To convert your dataset you need to set the parameters described above and then run script run.sh in your console. This will convert the dataset to various formats directly readable by the neural networks.

Parameters for data conversion in config.ini file:

data - The path to the dataset inside the container. Does not have to be changed.
output - The path to the directory inside the container where the converted dataset will be saved. Does not have to be changed.
log_file - The path and name of the file where progress of the training/evaluation or data conversion will be written. By default it is located in the output directory and called log.txt.
num_threads - The maximum number of threads to use.
dataset_type - Denotes which dataset is being converted.

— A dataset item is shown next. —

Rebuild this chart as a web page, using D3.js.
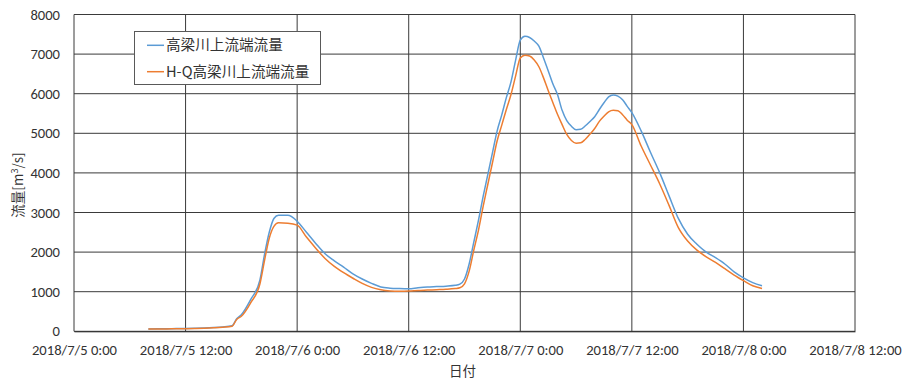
<!DOCTYPE html>
<html lang="ja">
<head>
    <meta charset="UTF-8">
    <title>高梁川上流端流量</title>
    <script src="https://d3js.org/d3.v7.min.js"></script>
    <style>
        body { margin: 0; background: white; }
        .tick text { font-family: Calibri, Carlito, Lato, sans-serif; font-size: 14.6px; fill: #333; }
        .jp { font-family: "Noto Sans CJK JP", sans-serif; fill: #333; }
    </style>
</head>
<body>
    <svg id="svg1" width="904" height="383"></svg>

    <script>
        // data ------------------------------------------------------------
        // hours since 2018/7/5 0:00
        const hours = [8, 9, 10, 11, 12, 13, 14, 15, 16, 17, 17.5, 18, 19, 20, 20.5, 21, 21.5, 22, 23, 24,
            25, 26, 27, 28, 29, 30, 31, 32, 33, 34, 35, 36, 37, 38, 39, 40, 41, 41.5, 42, 42.5,
            43, 43.5, 44, 44.5, 45, 45.5, 46, 46.5, 47, 47.5, 48, 48.5, 49, 49.5, 50, 50.5, 51, 51.5,
            52, 52.5, 53, 53.5, 54, 54.5, 55, 55.5, 56, 56.5, 57, 57.5, 58, 58.5, 59, 59.5, 60,
            61, 62, 63, 64, 65, 66, 67, 68, 69, 70, 71, 72, 73, 74];

        const flowObs = [60, 62, 65, 68, 72, 78, 85, 95, 110, 140, 320, 420, 800, 1300, 1950, 2500, 2850, 2930, 2930, 2780,
            2500, 2220, 1960, 1780, 1620, 1450, 1320, 1210, 1120, 1090, 1080, 1075, 1100, 1120, 1130, 1140, 1160, 1190, 1320, 1700,
            2250, 2800, 3400, 3950, 4500, 5050, 5460, 5900, 6300, 6850, 7350, 7450, 7420, 7330, 7200, 6900, 6580, 6250,
            5980, 5580, 5320, 5180, 5090, 5100, 5190, 5300, 5420, 5600, 5770, 5920, 5970, 5940, 5850, 5680, 5520,
            5060, 4520, 4000, 3420, 2850, 2450, 2200, 2000, 1860, 1700, 1500, 1350, 1230, 1150];

        const flowHQ = [55, 57, 60, 63, 67, 73, 80, 90, 105, 130, 300, 380, 720, 1200, 1800, 2350, 2650, 2740, 2730, 2680,
            2380, 2100, 1840, 1640, 1480, 1340, 1210, 1110, 1050, 1020, 1010, 1015, 1030, 1040, 1050, 1060, 1080, 1100, 1200, 1520,
            2050, 2550, 3150, 3700, 4250, 4800, 5200, 5600, 5980, 6450, 6900, 6970, 6950, 6850, 6680, 6400, 6080, 5780,
            5480, 5220, 4970, 4820, 4750, 4760, 4850, 4980, 5120, 5300, 5430, 5540, 5580, 5570, 5470, 5330, 5220,
            4680, 4200, 3720, 3180, 2620, 2280, 2050, 1880, 1740, 1580, 1420, 1280, 1150, 1080];

        const seriesNames = ["高梁川上流端流量", "H-Q高梁川上流端流量"];
        const seriesColors = ["#5B9BD5", "#ED7D31"];
        const yTicks = [0, 1000, 2000, 3000, 4000, 5000, 6000, 7000, 8000];

        // svg configuration ----------------------------------------------
        const svg1 = d3.select("svg#svg1");
        const margin = {left: 74, right: 49, top: 14.5, bottom: 51.7};
        const chartWidth = 904 - margin.left - margin.right;
        const chartHeight = 383 - margin.top - margin.bottom;

        const start = new Date(2018, 6, 5, 0, 0);
        const end = new Date(2018, 6, 8, 12, 0);
        const toDate = h => new Date(start.getTime() + h * 3600 * 1000);

        const xScale = d3.scaleTime().domain([start, end]).range([0, chartWidth]);
        const yScale = d3.scaleLinear().domain([0, 8000]).range([chartHeight, 0]);

        const chart = svg1.append("g")
            .attr("transform", `translate(${margin.left},${margin.top})`);

        const xTickValues = d3.range(0, 85, 12).map(toDate);
        const fmt = d3.timeFormat("%Y/%-m/%-d %-H:%M");

        // grids -----------------------------------------------------------
        chart.append("g")
            .selectAll("line")
            .data(yTicks)
            .join("line")
            .attr("x1", 0).attr("x2", chartWidth)
            .attr("y1", d => yScale(d)).attr("y2", d => yScale(d))
            .attr("stroke", "#3a3a3a").attr("stroke-width", 1);

        chart.append("g")
            .selectAll("line")
            .data(xTickValues)
            .join("line")
            .attr("x1", d => xScale(d)).attr("x2", d => xScale(d))
            .attr("y1", 0).attr("y2", chartHeight)
            .attr("stroke", "#3a3a3a").attr("stroke-width", 1);

        // axes ------------------------------------------------------------
        const axisLeft = d3.axisLeft(yScale).tickValues(yTicks).tickFormat(d3.format("d"))
            .tickSize(0).tickPadding(14);
        chart.append("g").call(axisLeft)
            .call(g => g.select(".domain").remove());

        const axisBottom = d3.axisBottom(xScale).tickValues(xTickValues).tickFormat(fmt)
            .tickSize(0).tickPadding(13);
        chart.append("g")
            .attr("transform", `translate(0,${chartHeight})`)
            .call(axisBottom)
            .call(g => g.select(".domain").attr("stroke", "#262626"));

        // axis titles
        svg1.append("text")
            .attr("class", "jp")
            .attr("x", margin.left + xScale(toDate(42)) - 2)
            .attr("y", 376)
            .attr("text-anchor", "middle")
            .style("font-size", "13.5px")
            .text("日付");

        const yTitle = svg1.append("text")
            .attr("class", "jp")
            .attr("transform", "translate(23,185) rotate(-90)")
            .attr("text-anchor", "middle")
            .style("font-size", "13.5px");
        yTitle.append("tspan").text("流量[m");
        yTitle.append("tspan").attr("dy", -5).style("font-size", "9px").text("3");
        yTitle.append("tspan").attr("dy", 5).text("/s]");

        // lines -----------------------------------------------------------
        const lineGen = vals => d3.line()
            .x((d, i) => xScale(toDate(hours[i])))
            .y(d => yScale(d))
            .curve(d3.curveMonotoneX)(vals);

        [flowObs, flowHQ].forEach((vals, i) => {
            chart.append("path")
                .attr("fill", "none")
                .attr("stroke", seriesColors[i])
                .attr("stroke-width", 1.5)
                .attr("d", lineGen(vals));
        });

        // legend ----------------------------------------------------------
        const legend = svg1.append("g");
        legend.append("rect")
            .attr("x", 134.5).attr("y", 31.5)
            .attr("width", 186).attr("height", 53)
            .attr("fill", "white").attr("stroke", "#595959");

        seriesNames.forEach((name, i) => {
            const ly = 45.3 + i * 26.4;
            legend.append("line")
                .attr("x1", 147).attr("x2", 164)
                .attr("y1", ly).attr("y2", ly)
                .attr("stroke", seriesColors[i]).attr("stroke-width", 1.5);
            legend.append("text")
                .attr("class", "jp")
                .attr("x", 166).attr("y", ly)
                .attr("dy", "0.35em")
                .style("font-size", "14.6px")
                .text(name);
        });
    </script>
</body>
</html>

Must be one of modelnet or shapenet currently.

Note that the paths are as seen from the running Docker container. The real paths on the host system correspond to the volume mapping (-v host_path:path_in_container in the run.sh file).

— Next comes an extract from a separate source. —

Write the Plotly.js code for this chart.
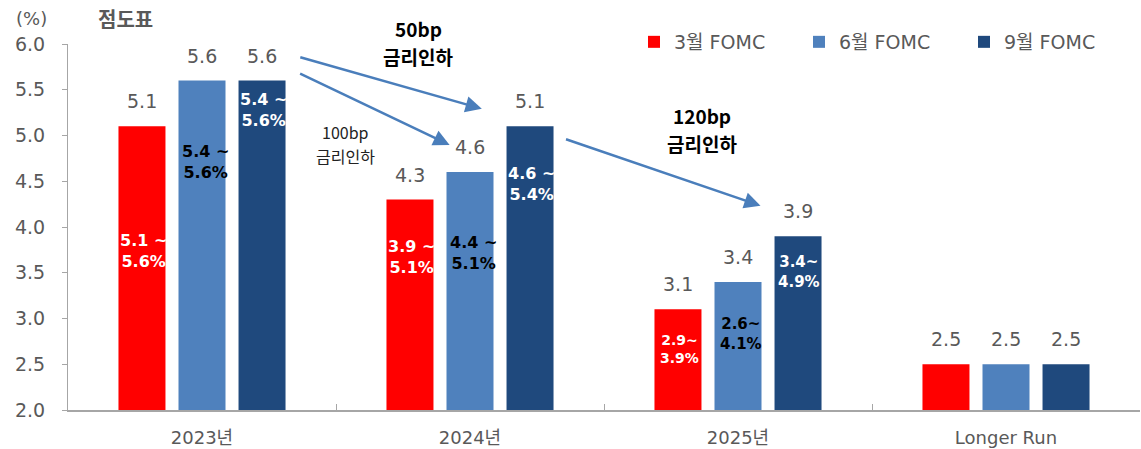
<!DOCTYPE html>
<html>
<head>
<meta charset="utf-8">
<script src="https://cdn.plot.ly/plotly-3.0.1.min.js"></script>
<style>html,body{margin:0;padding:0;background:#fff;}#chart{width:1141px;height:449px;}</style>
</head>
<body>
<div id="chart"></div>
<script>
const categories = ["2023년", "2024년", "2025년", "Longer Run"];
const seriesNames = ["3월 FOMC", "6월 FOMC", "9월 FOMC"];
const march = [5.1, 4.3, 3.1, 2.5];
const june = [5.6, 4.6, 3.4, 2.5];
const sept = [5.6, 5.1, 3.9, 2.5];
const marchRange = ["5.1 ~<br>5.6%", "3.9 ~<br>5.1%", "2.9~<br>3.9%", ""];
const juneRange = ["5.4 ~<br>5.6%", "4.4 ~<br>5.1%", "2.6~<br>4.1%", ""];
const septRange = ["5.4 ~<br>5.6%", "4.6 ~<br>5.4%", "3.4~<br>4.9%", ""];
const yTicks = [2.0, 2.5, 3.0, 3.5, 4.0, 4.5, 5.0, 5.5, 6.0];

const colors = ["#ff0000", "#4f81bd", "#1f497d"];
const FONT = "'DejaVu Sans', 'Noto Sans CJK KR', sans-serif";
const KFONT = "'Noto Sans CJK KR', sans-serif";
const GRAY = "#595959";

const allSeries = [march, june, sept];
const allRanges = [marchRange, juneRange, septRange];
const traces = allSeries.map((vals, i) => ({
  type: "bar", name: seriesNames[i], x: categories, y: vals,
  marker: {color: colors[i]}, hoverinfo: "skip"
}));

const shifts = [-60, 0, 60];
const annotations = [];
// value labels above bars
allSeries.forEach((vals, i) => {
  vals.forEach((v, j) => {
    annotations.push({
      xref: "x", yref: "y", x: categories[j], y: v, xshift: shifts[i], yshift: 12,
      yanchor: "bottom", showarrow: false, text: v.toFixed(1),
      font: {family: FONT, size: 19, color: GRAY}
    });
  });
});
// range labels inside bars (vertical placement as in reference)
const rangeY = [[3.74, 3.67, 2.67], [4.71, 3.72, 2.83], [5.28, 4.47, 3.51]];
const rangeColor = ["#ffffff", "#000000", "#ffffff"];
allRanges.forEach((arr, i) => {
  arr.forEach((t, j) => {
    if (!t) return;
    let size = 16;
    if (j === 2) size = (i === 0) ? 14 : 15;
    annotations.push({
      xref: "x", yref: "y", x: categories[j], y: rangeY[i][j], xshift: shifts[i] + (i === 1 ? 3 : 1),
      showarrow: false, text: "<b>" + t + "</b>", align: "center",
      font: {family: FONT, size: size, color: rangeColor[i]}
    });
  });
});
function note(x, y, txt, size, color, bold) {
  annotations.push({xref: "paper", yref: "paper", x: x, y: y, xanchor: "center", yanchor: "middle",
    showarrow: false, text: bold ? "<b>" + txt + "</b>" : txt,
    font: {family: KFONT, size: size, color: color}});
}
// titles / notes
annotations.push(
  {xref: "paper", yref: "paper", x: -0.0177, y: 1.071, xanchor: "right", yanchor: "middle", showarrow: false,
   text: "(%)", font: {family: FONT, size: 18, color: GRAY}},
  {xref: "paper", yref: "paper", x: 0.026, y: 1.071, xanchor: "left", yanchor: "middle", showarrow: false,
   text: "<b>점도표</b>", font: {family: KFONT, size: 20, color: GRAY}}
);
note(0.3265, 1.043, "50bp", 19, "#000", true);
note(0.3265, 0.965, "금리인하", 19, "#000", true);
note(0.591, 0.806, "120bp", 19, "#000", true);
note(0.591, 0.728, "금리인하", 19, "#000", true);
note(0.259, 0.759, "100bp", 16, "#222", false);
note(0.259, 0.695, "금리인하", 16, "#222", false);
// arrows
annotations.push(
  {xref: "paper", yref: "paper", x: 0.386, y: 0.823, showarrow: true, arrowhead: 2, arrowsize: 1.3, arrowwidth: 2.5,
   arrowcolor: "#4a7ebb", ax: -183, ay: -52, text: ""},
  {xref: "paper", yref: "paper", x: 0.356, y: 0.724, showarrow: true, arrowhead: 2, arrowsize: 1.3, arrowwidth: 2.5,
   arrowcolor: "#4a7ebb", ax: -151, ay: -72, text: ""},
  {xref: "paper", yref: "paper", x: 0.646, y: 0.558, showarrow: true, arrowhead: 2, arrowsize: 1.3, arrowwidth: 2.5,
   arrowcolor: "#4a7ebb", ax: -196, ay: -67, text: ""}
);

const layout = {
  width: 1141, height: 449,
  margin: {l: 68, r: 1, t: 44, b: 39, autoexpand: false},
  paper_bgcolor: "#fff", plot_bgcolor: "#fff",
  barmode: "group", bargap: 0.328, bargroupgap: 0.217,
  font: {family: FONT, color: GRAY},
  showlegend: true,
  legend: {orientation: "h", x: 0.528, y: 1.0055, xanchor: "left", yanchor: "middle",
    font: {family: FONT, size: 19, color: GRAY}, entrywidth: 120, itemwidth: 30,
    bgcolor: "rgba(0,0,0,0)", traceorder: "normal"},
  xaxis: {type: "category", showline: true, linecolor: "#a6a6a6", linewidth: 1.5,
    ticks: "inside", ticklen: 6, tickcolor: "#a6a6a6", tickson: "boundaries",
    showgrid: false, zeroline: false, tickfont: {family: FONT, size: 18, color: GRAY},
    ticklabelstandoff: 11},
  yaxis: {range: [2, 6], tickvals: yTicks, ticktext: yTicks.map(v => v.toFixed(1)),
    showline: true, linecolor: "#a6a6a6", linewidth: 1, ticks: "outside", ticklen: 5, tickcolor: "#a6a6a6",
    showgrid: false, zeroline: false, tickfont: {family: FONT, size: 19, color: GRAY},
    ticklabelstandoff: 13},
  annotations: annotations
};

Plotly.newPlot("chart", traces, layout, {staticPlot: true, displayModeBar: false});
</script>
</body>
</html>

For more detail about individual data conversion scripts, continue here.

Neural Networks

Each of the neural networks is implemented in Python but in a different framework. That is why we used the Docker infrastructure. We try to present a unified framework to easily train and test the networks without changing the code. This section will briefly introduce used networks and some of their most important parameters.

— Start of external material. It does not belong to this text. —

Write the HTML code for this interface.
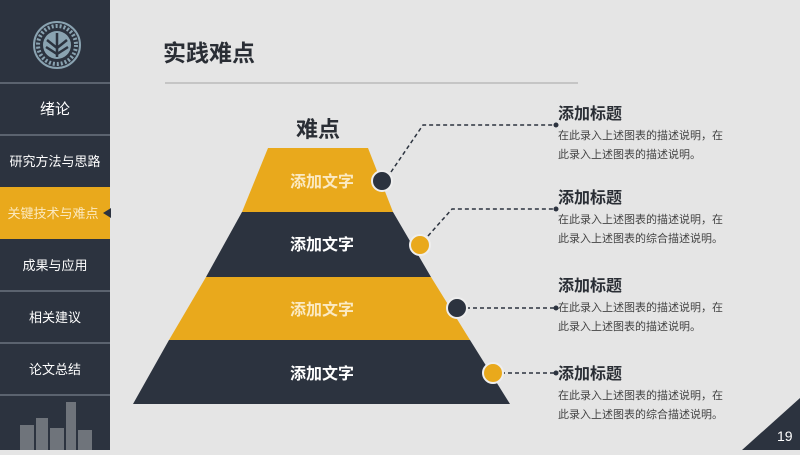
<!DOCTYPE html>
<html><head><meta charset="utf-8"><style>
html,body{margin:0;padding:0;}
body{width:800px;height:450px;overflow:hidden;background:#e5e5e5;font-family:"Liberation Sans","Noto Sans CJK SC",sans-serif;}
svg text{font-family:"Liberation Sans","Noto Sans CJK SC",sans-serif;}
</style></head><body>
<svg width="800" height="450" viewBox="0 0 800 450" xmlns="http://www.w3.org/2000/svg">
<rect width="800" height="450" fill="#e5e5e5"/>
<!-- sidebar -->
<rect x="0" y="0" width="110" height="450" fill="#2c333f"/>
<circle cx="57" cy="45" r="23" fill="none" stroke="#8aa3b1" stroke-width="2"/>
<circle cx="57" cy="45" r="19" fill="none" stroke="#8aa3b1" stroke-width="4" stroke-dasharray="2 2"/>
<circle cx="57" cy="45" r="14" fill="#8aa3b1"/>
<path d="M57 33 V57 M47 40 L57 48 L67 40 M46 47 L57 54 L68 47" stroke="#2c333f" stroke-width="2.5" fill="none"/>
<g stroke="#5b636f" stroke-width="2">
<line x1="0" y1="83" x2="110" y2="83"/><line x1="0" y1="135" x2="110" y2="135"/>
<line x1="0" y1="291" x2="110" y2="291"/><line x1="0" y1="343" x2="110" y2="343"/><line x1="0" y1="395" x2="110" y2="395"/>
</g>
<rect x="0" y="187" width="110" height="52" fill="#e9a91c"/>
<polygon points="103,213 111,208 111,218" fill="#2c333f"/>
<g fill="#fff" font-size="13" text-anchor="middle">
<text x="55" y="114" font-size="15">绪论</text>
<text x="55" y="166">研究方法与思路</text>
<text x="53" y="218" fill="#fbe9bf">关键技术与难点</text>
<text x="55" y="270">成果与应用</text>
<text x="55" y="322">相关建议</text>
<text x="55" y="374">论文总结</text>
</g>
<g fill="#6f747b">
<rect x="20" y="425" width="14" height="25"/><rect x="36" y="418" width="12" height="32"/>
<rect x="50" y="428" width="14" height="22"/><rect x="66" y="402" width="10" height="48"/>
<rect x="78" y="430" width="14" height="20"/>
</g>
<!-- header -->
<text x="163" y="61" font-size="23" font-weight="bold" fill="#2a2e35">实践难点</text>
<line x1="165" y1="83" x2="578" y2="83" stroke="#a5a5a5" stroke-width="1"/>
<text x="296" y="137" font-size="22" font-weight="bold" fill="#2a2e35">难点</text>
<!-- pyramid -->
<polygon points="268,148 368,148 393,212 242,212" fill="#e9a91c"/>
<polygon points="242,212 393,212 431,277 206,277" fill="#2c333f"/>
<polygon points="206,277 431,277 470,340 169,340" fill="#e9a91c"/>
<polygon points="169,340 470,340 510,404 133,404" fill="#2c333f"/>
<g fill="#fff" font-size="16" font-weight="bold" text-anchor="middle">
<text x="322" y="187" fill="#fbeac3">添加文字</text>
<text x="322" y="250">添加文字</text>
<text x="322" y="315" fill="#fbeac3">添加文字</text>
<text x="322" y="379">添加文字</text>
</g>
<!-- connectors -->
<g stroke="#2c333f" stroke-width="1.5" stroke-dasharray="4 3" fill="none">
<polyline points="391,172 423,125 556,125"/>
<polyline points="428,236 452,209 556,209"/>
<line x1="466" y1="308" x2="556" y2="308"/>
<line x1="501" y1="373" x2="556" y2="373"/>
</g>
<g fill="#2c333f">
<circle cx="556" cy="125" r="2.5"/><circle cx="556" cy="209" r="2.5"/><circle cx="556" cy="308" r="2.5"/><circle cx="556" cy="373" r="2.5"/>
</g>
<circle cx="382" cy="181" r="10" fill="#2c333f" stroke="#eee" stroke-width="2"/>
<circle cx="420" cy="245" r="10" fill="#e9a91c" stroke="#eee" stroke-width="2"/>
<circle cx="457" cy="308" r="10" fill="#2c333f" stroke="#eee" stroke-width="2"/>
<circle cx="493" cy="373" r="10" fill="#e9a91c" stroke="#eee" stroke-width="2"/>
<!-- right texts -->
<g fill="#2a2e35" font-size="16" font-weight="bold">
<text x="558" y="119">添加标题</text>
<text x="558" y="203">添加标题</text>
<text x="558" y="291">添加标题</text>
<text x="558" y="379">添加标题</text>
</g>
<g fill="#444" font-size="11">
<text x="558" y="139">在此录入上述图表的描述说明，在</text>
<text x="558" y="158">此录入上述图表的描述说明。</text>
<text x="558" y="223">在此录入上述图表的描述说明，在</text>
<text x="558" y="242">此录入上述图表的综合描述说明。</text>
<text x="558" y="311">在此录入上述图表的描述说明，在</text>
<text x="558" y="330">此录入上述图表的描述说明。</text>
<text x="558" y="399">在此录入上述图表的描述说明，在</text>
<text x="558" y="418">此录入上述图表的综合描述说明。</text>
</g>
<polygon points="742,450 800,398 800,450" fill="#2c333f"/>
<text x="777" y="441" font-size="14" fill="#fff">19</text>
</svg>
</body></html>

Parameters common to all neural networks:

name - Will be used as the name of the experiment used in log files.
data - The path to the dataset inside the container. Does not have to be changed.
log_dir - The path to the directory inside the container where logs and weights will be saved. Does not have to be changed.
num_classes - The number of classes in the dataset. (40 for ModelNet40 and 55 for ShapeNetCore)
batch_size - The number of input examples processed at once for training and testing neural networks.
weights - If you want to test or fine-tune an already trained network, this should be the number of this pre-trained model (e.g. a checkpoint number from previous training). If you want to train from scratch, this should be -1.
snapshot_prefix - The name of the file where weights will be saved. The number of training epochs when these weights are saved will be appended to this prefix.
max_epoch - The number of epochs to train for. One epoch means one pass through the training part of the dataset.
save_period - The trained network will be saved every epoch divisible by save_period.
train_log_frq - The frequency of logging during training. It is roughly the number of examples seen by the network.
test - If you want to only test an already trained network, set this to True. The weights parameter has to have a valid value bigger than -1. Should be False for training.

For more details about individual networks, continue here.

Logging and Evaluation

Our framework offers some basic logging options. It saves several .csv files to the logging directory. The logger keeps track of time of the training, training epochs and some other value.

By default four values are tracked: training loss, training accuracy, test loss and test accuracy. Evaluation on the test set is performed after each epoch of training. Also some basic graphs using matplotlib library are created and saved during training.

When testing your already trained network (using test = True in config.ini, or automatically after the training ends) an evaluation text file [network name].txt is saved, containing true and predicted category along with a simple confusion matrix visualisation ([network name].html). Additional evaluation statistics such as per-category accuracies can be computed from the evaluation text file by manually running the dockers/_common/Evaluation_tools.py script.